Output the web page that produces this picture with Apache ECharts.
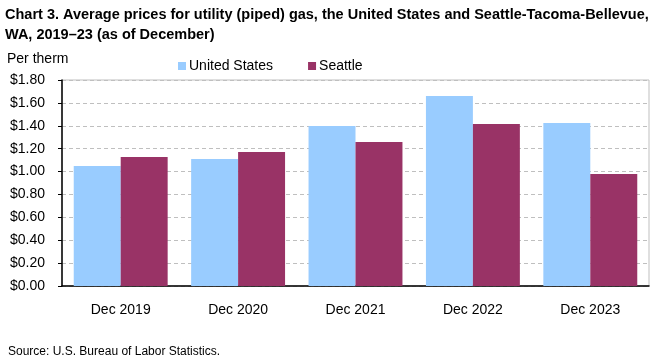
<!DOCTYPE html>
<html><head><meta charset="utf-8">
<script src="https://cdn.jsdelivr.net/npm/echarts@6/dist/echarts.min.js"></script>
<style>html,body{margin:0;padding:0;background:#fff}#c{width:661px;height:361px}</style>
</head><body><div id="c"></div>
<script>
const categories = ['Dec 2019','Dec 2020','Dec 2021','Dec 2022','Dec 2023'];
const unitedStates = [1.049, 1.110, 1.399, 1.661, 1.425];
const seattle = [1.128, 1.171, 1.259, 1.416, 0.979];
const yTicks = [0, 0.2, 0.4, 0.6, 0.8, 1.0, 1.2, 1.4, 1.6, 1.8];

const FONT = 'Liberation Sans';
const chart = echarts.init(document.getElementById('c'), null, {renderer:'canvas'});
chart.setOption({
  animation:false,
  textStyle:{fontFamily:FONT},
  title:[{
    text:'Chart 3. Average prices for utility (piped) gas, the United States and Seattle-Tacoma-Bellevue,\nWA, 2019\u201323 (as of December)',
    left:0, top:0,
    textStyle:{fontSize:14.5, fontWeight:'bold', color:'#000', lineHeight:20, fontFamily:FONT}
  },{
    text:'Per therm', left:2, top:47,
    textStyle:{fontSize:14, fontWeight:'normal', color:'#000', fontFamily:FONT}
  },{
    text:'Source: U.S. Bureau of Labor Statistics.', left:3, top:341,
    textStyle:{fontSize:12, fontWeight:'normal', color:'#000', fontFamily:FONT}
  }],
  legend:{
    left:173, top:54, itemWidth:8, itemHeight:8, itemGap:35,
    icon:'rect',
    textStyle:{fontSize:14, color:'#000', fontFamily:FONT, padding:[0,0,0,-2]},
    data:['United States','Seattle']
  },
  grid:{left:62, right:12, top:80, bottom:75, show:true, borderColor:'#bfbfbf', borderWidth:1},
  xAxis:{
    type:'category', data:categories,
    axisLine:{lineStyle:{color:'#000', width:1.5}},
    axisTick:{show:false},
    axisLabel:{fontSize:14, color:'#000', margin:17, fontFamily:FONT}
  },
  yAxis:{
    type:'value', min:0, max:1.8, interval:0.2,
    axisLine:{show:true, lineStyle:{color:'#000', width:1.5}},
    axisTick:{show:true, length:4, lineStyle:{color:'#000'}},
    axisLabel:{fontSize:14, color:'#000', margin:17, fontFamily:FONT,
      formatter:v=>'$'+v.toFixed(2)},
    splitLine:{show:true, lineStyle:{color:'#bfbfbf', type:[4,3], width:1}}
  },
  series:[{
    name:'United States', type:'bar', data:unitedStates, barGap:'0%', barCategoryGap:'20%',
    itemStyle:{color:'#99ccff'}
  },{
    name:'Seattle', type:'bar', data:seattle, barGap:'0%', barCategoryGap:'20%',
    itemStyle:{color:'#993366'}
  }]
});
</script></body></html>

# # #

• WHAT IS EXPECTED
Write out the data precisely as given, excluding the pictures.

• WRITTEN RESPONSE
Output the web page that produces this picture with Apache ECharts.
<!DOCTYPE html>
<html><head><meta charset="utf-8">
<script src="https://cdn.jsdelivr.net/npm/echarts@6/dist/echarts.min.js"></script>
<style>html,body{margin:0;padding:0;background:#fff}#c{width:661px;height:361px}</style>
</head><body><div id="c"></div>
<script>
const categories = ['Dec 2019','Dec 2020','Dec 2021','Dec 2022','Dec 2023'];
const unitedStates = [1.049, 1.110, 1.399, 1.661, 1.425];
const seattle = [1.128, 1.171, 1.259, 1.416, 0.979];
const yTicks = [0, 0.2, 0.4, 0.6, 0.8, 1.0, 1.2, 1.4, 1.6, 1.8];

const FONT = 'Liberation Sans';
const chart = echarts.init(document.getElementById('c'), null, {renderer:'canvas'});
chart.setOption({
  animation:false,
  textStyle:{fontFamily:FONT},
  title:[{
    text:'Chart 3. Average prices for utility (piped) gas, the United States and Seattle-Tacoma-Bellevue,\nWA, 2019\u201323 (as of December)',
    left:0, top:0,
    textStyle:{fontSize:14.5, fontWeight:'bold', color:'#000', lineHeight:20, fontFamily:FONT}
  },{
    text:'Per therm', left:2, top:47,
    textStyle:{fontSize:14, fontWeight:'normal', color:'#000', fontFamily:FONT}
  },{
    text:'Source: U.S. Bureau of Labor Statistics.', left:3, top:341,
    textStyle:{fontSize:12, fontWeight:'normal', color:'#000', fontFamily:FONT}
  }],
  legend:{
    left:173, top:54, itemWidth:8, itemHeight:8, itemGap:35,
    icon:'rect',
    textStyle:{fontSize:14, color:'#000', fontFamily:FONT, padding:[0,0,0,-2]},
    data:['United States','Seattle']
  },
  grid:{left:62, right:12, top:80, bottom:75, show:true, borderColor:'#bfbfbf', borderWidth:1},
  xAxis:{
    type:'category', data:categories,
    axisLine:{lineStyle:{color:'#000', width:1.5}},
    axisTick:{show:false},
    axisLabel:{fontSize:14, color:'#000', margin:17, fontFamily:FONT}
  },
  yAxis:{
    type:'value', min:0, max:1.8, interval:0.2,
    axisLine:{show:true, lineStyle:{color:'#000', width:1.5}},
    axisTick:{show:true, length:4, lineStyle:{color:'#000'}},
    axisLabel:{fontSize:14, color:'#000', margin:17, fontFamily:FONT,
      formatter:v=>'$'+v.toFixed(2)},
    splitLine:{show:true, lineStyle:{color:'#bfbfbf', type:[4,3], width:1}}
  },
  series:[{
    name:'United States', type:'bar', data:unitedStates, barGap:'0%', barCategoryGap:'20%',
    itemStyle:{color:'#99ccff'}
  },{
    name:'Seattle', type:'bar', data:seattle, barGap:'0%', barCategoryGap:'20%',
    itemStyle:{color:'#993366'}
  }]
});
</script></body></html>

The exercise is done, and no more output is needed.